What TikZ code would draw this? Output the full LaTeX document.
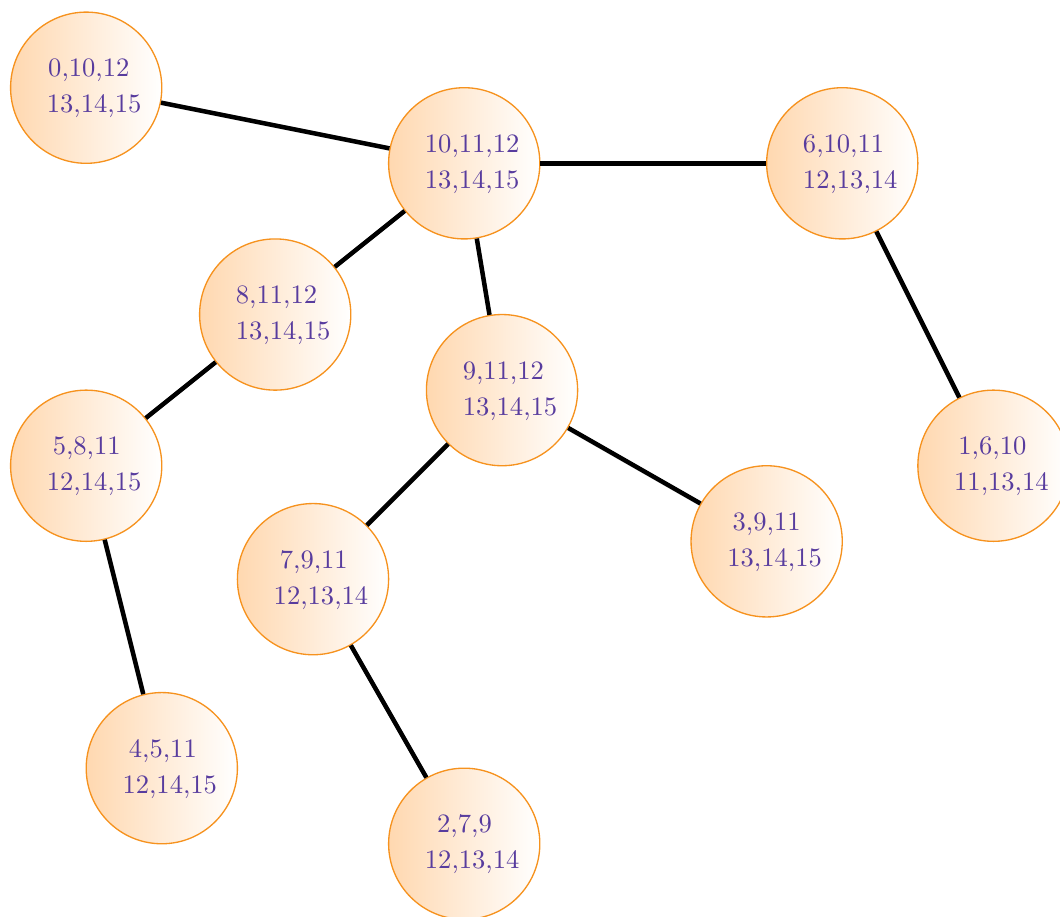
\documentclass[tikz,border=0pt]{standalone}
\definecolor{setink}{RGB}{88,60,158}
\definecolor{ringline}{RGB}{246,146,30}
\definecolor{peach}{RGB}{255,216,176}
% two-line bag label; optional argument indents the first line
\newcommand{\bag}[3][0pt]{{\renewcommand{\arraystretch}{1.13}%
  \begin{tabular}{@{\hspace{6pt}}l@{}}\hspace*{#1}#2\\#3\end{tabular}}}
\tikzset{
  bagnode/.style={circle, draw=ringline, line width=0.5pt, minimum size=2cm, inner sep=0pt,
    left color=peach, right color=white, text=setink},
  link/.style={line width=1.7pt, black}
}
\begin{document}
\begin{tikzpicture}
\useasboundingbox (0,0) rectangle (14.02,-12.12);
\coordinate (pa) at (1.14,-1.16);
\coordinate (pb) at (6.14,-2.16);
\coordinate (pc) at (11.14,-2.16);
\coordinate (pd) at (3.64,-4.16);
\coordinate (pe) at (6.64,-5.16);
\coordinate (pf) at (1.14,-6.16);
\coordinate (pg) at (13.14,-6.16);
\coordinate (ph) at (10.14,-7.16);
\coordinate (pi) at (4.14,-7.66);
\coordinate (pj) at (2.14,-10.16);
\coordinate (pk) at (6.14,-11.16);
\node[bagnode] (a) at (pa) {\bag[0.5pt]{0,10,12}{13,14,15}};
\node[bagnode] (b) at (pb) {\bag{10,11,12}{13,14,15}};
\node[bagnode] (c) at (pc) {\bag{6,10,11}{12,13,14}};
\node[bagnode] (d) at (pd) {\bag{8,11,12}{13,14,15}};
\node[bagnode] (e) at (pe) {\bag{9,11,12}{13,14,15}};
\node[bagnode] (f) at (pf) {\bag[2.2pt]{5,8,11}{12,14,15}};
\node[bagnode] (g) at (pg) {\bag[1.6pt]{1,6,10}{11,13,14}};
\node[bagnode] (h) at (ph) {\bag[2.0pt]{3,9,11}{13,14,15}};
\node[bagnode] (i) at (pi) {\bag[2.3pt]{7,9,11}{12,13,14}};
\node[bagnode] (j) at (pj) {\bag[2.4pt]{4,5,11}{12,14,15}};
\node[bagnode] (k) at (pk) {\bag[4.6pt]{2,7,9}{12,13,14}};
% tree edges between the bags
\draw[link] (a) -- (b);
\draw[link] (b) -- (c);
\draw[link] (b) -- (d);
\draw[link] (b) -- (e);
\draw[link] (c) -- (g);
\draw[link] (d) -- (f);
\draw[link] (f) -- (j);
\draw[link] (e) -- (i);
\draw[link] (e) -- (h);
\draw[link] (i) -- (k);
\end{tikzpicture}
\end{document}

◆ ◆ ◆ ◆ ◆ ◆ ◆

• [GIVEN INSTRUCTION] Keep every word of the data as it is when you write it out, but drop the pictures.

• [THE RESULT]
What TikZ code would draw this? Output the full LaTeX document.
\documentclass[tikz,border=0pt]{standalone}
\definecolor{setink}{RGB}{88,60,158}
\definecolor{ringline}{RGB}{246,146,30}
\definecolor{peach}{RGB}{255,216,176}
% two-line bag label; optional argument indents the first line
\newcommand{\bag}[3][0pt]{{\renewcommand{\arraystretch}{1.13}%
  \begin{tabular}{@{\hspace{6pt}}l@{}}\hspace*{#1}#2\\#3\end{tabular}}}
\tikzset{
  bagnode/.style={circle, draw=ringline, line width=0.5pt, minimum size=2cm, inner sep=0pt,
    left color=peach, right color=white, text=setink},
  link/.style={line width=1.7pt, black}
}
\begin{document}
\begin{tikzpicture}
\useasboundingbox (0,0) rectangle (14.02,-12.12);
\coordinate (pa) at (1.14,-1.16);
\coordinate (pb) at (6.14,-2.16);
\coordinate (pc) at (11.14,-2.16);
\coordinate (pd) at (3.64,-4.16);
\coordinate (pe) at (6.64,-5.16);
\coordinate (pf) at (1.14,-6.16);
\coordinate (pg) at (13.14,-6.16);
\coordinate (ph) at (10.14,-7.16);
\coordinate (pi) at (4.14,-7.66);
\coordinate (pj) at (2.14,-10.16);
\coordinate (pk) at (6.14,-11.16);
\node[bagnode] (a) at (pa) {\bag[0.5pt]{0,10,12}{13,14,15}};
\node[bagnode] (b) at (pb) {\bag{10,11,12}{13,14,15}};
\node[bagnode] (c) at (pc) {\bag{6,10,11}{12,13,14}};
\node[bagnode] (d) at (pd) {\bag{8,11,12}{13,14,15}};
\node[bagnode] (e) at (pe) {\bag{9,11,12}{13,14,15}};
\node[bagnode] (f) at (pf) {\bag[2.2pt]{5,8,11}{12,14,15}};
\node[bagnode] (g) at (pg) {\bag[1.6pt]{1,6,10}{11,13,14}};
\node[bagnode] (h) at (ph) {\bag[2.0pt]{3,9,11}{13,14,15}};
\node[bagnode] (i) at (pi) {\bag[2.3pt]{7,9,11}{12,13,14}};
\node[bagnode] (j) at (pj) {\bag[2.4pt]{4,5,11}{12,14,15}};
\node[bagnode] (k) at (pk) {\bag[4.6pt]{2,7,9}{12,13,14}};
% tree edges between the bags
\draw[link] (a) -- (b);
\draw[link] (b) -- (c);
\draw[link] (b) -- (d);
\draw[link] (b) -- (e);
\draw[link] (c) -- (g);
\draw[link] (d) -- (f);
\draw[link] (f) -- (j);
\draw[link] (e) -- (i);
\draw[link] (e) -- (h);
\draw[link] (i) -- (k);
\end{tikzpicture}
\end{document}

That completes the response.